Brisbane roasts single-use coffee cups

Brisbane City Council (BCC) is far and away the country’s largest local government, with a population of 1.25 million and an annual budget that reaches over $1 billion. Waste challenges are on a similar scale, with a 2017 waste characterisation survey revealing that about 156 million single-use coffee cups are thrown away each year. In response, the Reusable Cup Initiative has steadily been grinding that number down while raising awareness and changing attitudes.
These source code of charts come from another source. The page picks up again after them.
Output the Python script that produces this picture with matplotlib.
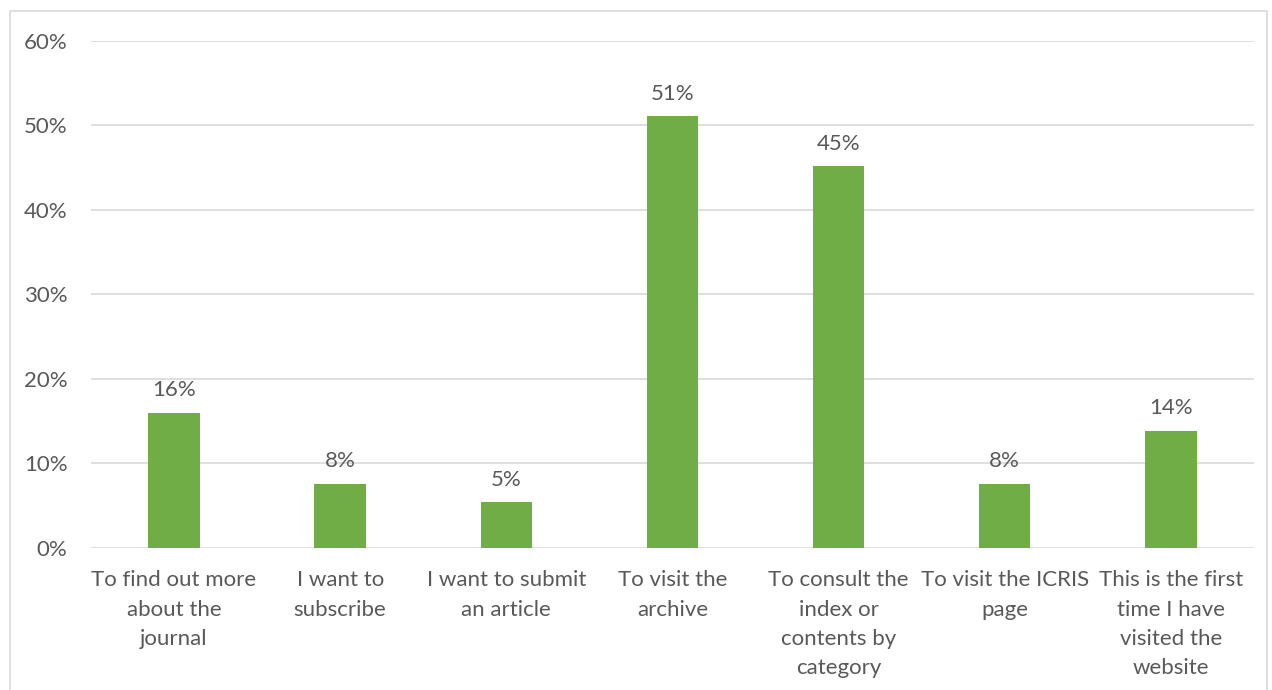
import matplotlib.pyplot as plt
from matplotlib.patches import Rectangle
from matplotlib.ticker import PercentFormatter

plt.rcParams['font.family'] = ['Lato', 'DejaVu Sans']

# reasons for visiting the website (share of respondents)
categories = ['To find out more\nabout the\njournal', 'I want to\nsubscribe',
              'I want to submit\nan article', 'To visit the\narchive',
              'To consult the\nindex or\ncontents by\ncategory',
              'To visit the ICRIS\npage', 'This is the first\ntime I have\nvisited the\nwebsite']
shares = [0.16, 0.076, 0.054, 0.511, 0.452, 0.076, 0.139]

text_col = '#595959'
fs = 16
fig = plt.figure(figsize=(12.72, 6.9), dpi=100)
ax = fig.add_axes([0.0715, 0.2058, 0.9143, 0.7348])

x = range(len(categories))
ax.bar(x, shares, width=0.31, color='#70AD47', zorder=3)
for xi, v in zip(x, shares):
    ax.annotate(f'{v:.0%}', (xi, v), xytext=(0, 9), textcoords='offset points',
                ha='center', va='bottom', fontsize=fs, color=text_col)

ax.set_xlim(-0.5, len(categories) - 0.5)
ax.set_ylim(0, 0.6)
ax.set_yticks([0, 0.1, 0.2, 0.3, 0.4, 0.5, 0.6])
ax.yaxis.set_major_formatter(PercentFormatter(1.0, decimals=0))
ax.set_xticks(list(x))
ax.set_xticklabels(categories, linespacing=1.58)
ax.tick_params(length=0, labelsize=fs, labelcolor=text_col)
ax.tick_params(axis='y', pad=17)
ax.tick_params(axis='x', pad=16)
ax.grid(axis='y', color='#D9D9D9', linewidth=1.2, zorder=0)
for s in ax.spines.values():
    s.set_visible(False)

# outer chart border
fig.patches.append(Rectangle((10 / 1272, -0.1), 1257 / 1272, 1.1 - 11 / 690,
                             transform=fig.transFigure, fill=False,
                             edgecolor='#D9D9D9', linewidth=1.2))

fig.savefig('out.png', dpi=100)
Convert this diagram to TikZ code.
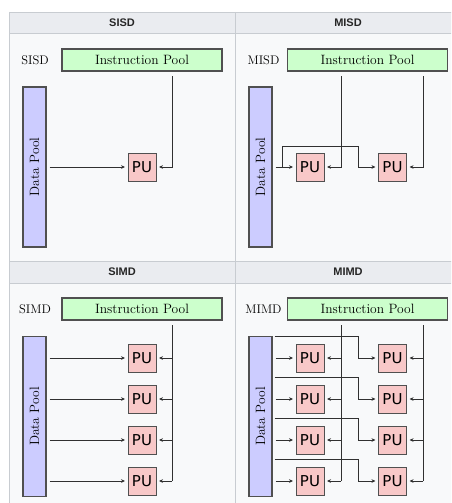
\documentclass[tikz,border=0pt]{standalone}
\usepackage{fontspec}
\newfontfamily\hdrfont{Liberation Sans}
\newfontfamily\pufont{DejaVu Sans}
\usetikzlibrary{arrows.meta,calc}
\definecolor{tblbody}{HTML}{F8F9FA}
\definecolor{tblhead}{HTML}{EAECF0}
\definecolor{tblline}{HTML}{C8CCD1}
\definecolor{ipfill}{HTML}{CCFFCC}
\definecolor{dpfill}{HTML}{CCCCFF}
\definecolor{pufill}{HTML}{F8C8C8}
\definecolor{boxline}{HTML}{505050}
\definecolor{wire}{HTML}{303030}
\tikzset{
  ipool/.style={draw=boxline, fill=ipfill, line width=1.1pt, minimum width=160pt, minimum height=22pt, inner sep=0pt, font=\fontsize{13.5}{15}\selectfont},
  dpool/.style={draw=boxline, fill=dpfill, line width=1.1pt, minimum width=160pt, minimum height=23pt, inner sep=0pt, rotate=90, font=\fontsize{13.5}{15}\selectfont},
  pubox/.style={draw=boxline, fill=pufill, line width=1pt, minimum width=28pt, minimum height=28pt, inner sep=0pt, font=\pufont\fontsize{15}{16}\selectfont},
  plabel/.style={inner sep=0pt, font=\fontsize{12.5}{14}\selectfont},
  hdr/.style={inner sep=0pt, text=black!85, font=\hdrfont\bfseries\fontsize{11}{12}\selectfont},
  wireline/.style={draw=wire, line width=1pt},
  arr/.style={wireline, -{Stealth[length=4pt,width=3.6pt]}, shorten >=2.5pt},
}
\begin{document}
\begin{tikzpicture}[x=1pt,y=-1pt]
\useasboundingbox (0,0) rectangle (451,503);
\clip (0,0) rectangle (451,503);
% table
\fill[white] (0,0) rectangle (451,503);
\fill[tblbody] (9,12) rectangle (470,520);
\fill[tblhead] (9,12) rectangle (470,33);
\fill[tblhead] (9,261) rectangle (470,283);
\draw[tblline, line width=0.8pt] (9,12) -- (470,12) (9,33) -- (470,33) (9,261) -- (470,261) (9,283) -- (470,283)
  (9,12) -- (9,520) (235,12) -- (235,520);
\node[hdr] (h1) at (122,23) {SISD};
\node[hdr] (h2) at (348,23) {MISD};
\node[hdr] (h3) at (122,272) {SIMD};
\node[hdr] (h4) at (348,272) {MIMD};

% ---------- SISD ----------
\node[plabel] (l1) at (35,60) {SISD};
\node[ipool] (ip1) at (142,60) {Instruction Pool};
\node[dpool] (dp1) at (34.5,167) {Data Pool};
\node[pubox] (pu1) at (142,167) {PU};
\coordinate (i1) at (172,76);
\draw[arr, shorten <=3pt] (dp1.south |- pu1.west) -- (pu1.west);
\draw[arr] (i1) |- (pu1.east);

% ---------- MISD ----------
\node[plabel] (l2) at (263.5,60) {MISD};
\node[ipool] (ip2) at (367.5,60) {Instruction Pool};
\node[dpool] (dp2) at (260.5,167) {Data Pool};
\node[pubox] (pu2a) at (310,167) {PU};
\node[pubox] (pu2b) at (392.5,167) {PU};
\coordinate (i2a) at (341,76);
\coordinate (i2b) at (423,76);
\coordinate (b2) at (282,167);
\coordinate (c2) at (358,146);
\draw[arr, shorten <=3pt] (dp2.south |- pu2a.west) -- (pu2a.west);
\draw[arr] (b2) |- (c2) |- (pu2b.west);
\draw[arr] (i2a) |- (pu2a.east);
\draw[arr] (i2b) |- (pu2b.east);

% ---------- SIMD ----------
\node[plabel] (l3) at (35,309) {SIMD};
\node[ipool] (ip3) at (142,309) {Instruction Pool};
\node[dpool] (dp3) at (34.5,416.5) {Data Pool};
\coordinate (i3) at (172,325);
\foreach \k/\yy in {1/358,2/399,3/440,4/481}{
  \node[pubox] (pu3\k) at (142,\yy) {PU};
  \draw[arr, shorten <=3pt] (dp3.south |- pu3\k.west) -- (pu3\k.west);
}
\draw[wireline] (i3) -- (i3 |- pu34.east);
\foreach \k in {1,2,3}{
  \draw[arr] (i3 |- pu3\k.east) -- (pu3\k.east);
}
\draw[arr] (i3 |- pu34.east) -- (pu34.east);

% ---------- MIMD ----------
\node[plabel] (l4) at (263.5,309) {MIMD};
\node[ipool] (ip4) at (367.5,309) {Instruction Pool};
\node[dpool] (dp4) at (260.5,416.5) {Data Pool};
\coordinate (i4a) at (341,325);
\coordinate (i4b) at (423,325);
\foreach \k/\yy in {1/358,2/399,3/440,4/481}{
  \node[pubox] (pa\k) at (310,\yy) {PU};
  \node[pubox] (pb\k) at (392.5,\yy) {PU};
  \draw[arr, shorten <=3pt] (dp4.south |- pa\k.west) -- (pa\k.west);
  \coordinate (s\k) at ($(dp4.south |- pa\k.west)+(2,-22)$);
  \coordinate (t\k) at (358,\yy-22);
  \draw[arr] (s\k) -- (t\k) |- (pb\k.west);
  \draw[arr] (i4a |- pa\k.east) -- (pa\k.east);
  \draw[arr] (i4b |- pb\k.east) -- (pb\k.east);
}
\draw[wireline] (i4a) -- (i4a |- pa4.east);
\draw[wireline] (i4b) -- (i4b |- pb4.east);
\end{tikzpicture}
\end{document}
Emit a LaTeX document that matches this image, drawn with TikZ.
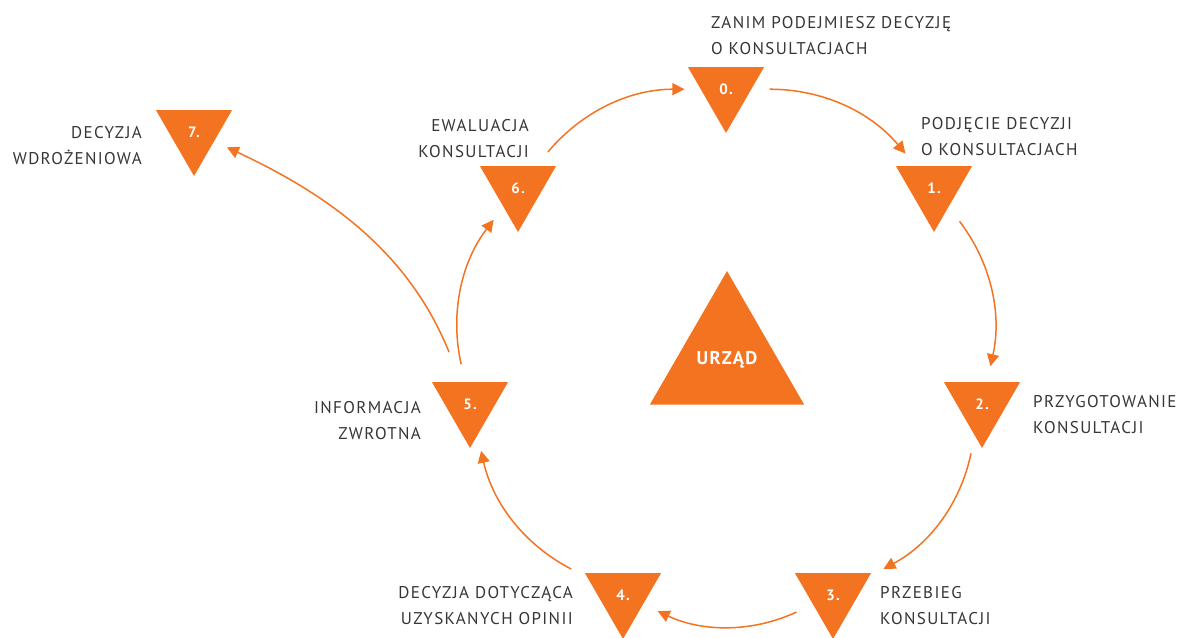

Brisbane’s Waste Minimisation team (a division of the Waste and Resources Recovery branch) conceived the Reusable Cup Initiative in 2017, targeting regular customers of selected cafés. 
 
Working in partnership with these cafés, the campaign aimed to enable staff to confidently discuss the benefits of reusable cups with regular customers who were high consumers of takeaway hot drinks.
 
Three rounds of the campaign have been rolled out to-date, each fully subscribed with 100 partner cafés. Each café received 20 reusable coffee cups with BCC branding, and in turn passed them on to regular customers. Each customer who received a cup was also given a loyalty card, earning a stamp each time they re-used their cup and a free drink for the tenth stamp.
 
Each round diverts as many as 20,000 single-use cups from landfill in the two weeks following rollout, or 520,000 cups per year. But the reach of the campaign goes far beyond its initial impacts. 
 
Café partners are encouraged to become advocates of reusable cups through personal engagement with council project officers; signage and branding is provided, and messaging is extended through advertising and engagement on radio, outdoor media, social media, and other press.
 
The campaign has earned considerable media attention, attracted praise from participants and partners, and seen Brisbane recognised as the national leader in reusable cups by the ABC. 
 
In 2019, evaluation surveys demonstrated that 76% of those who had been exposed to the campaign had taken action to reduce single-use coffee cups going to landfill. Among other impacts, the initiative is successfully converting difficult-to-reach demographics: half of those exposed to the campaign had not previously understood the scale of the issue beforehand.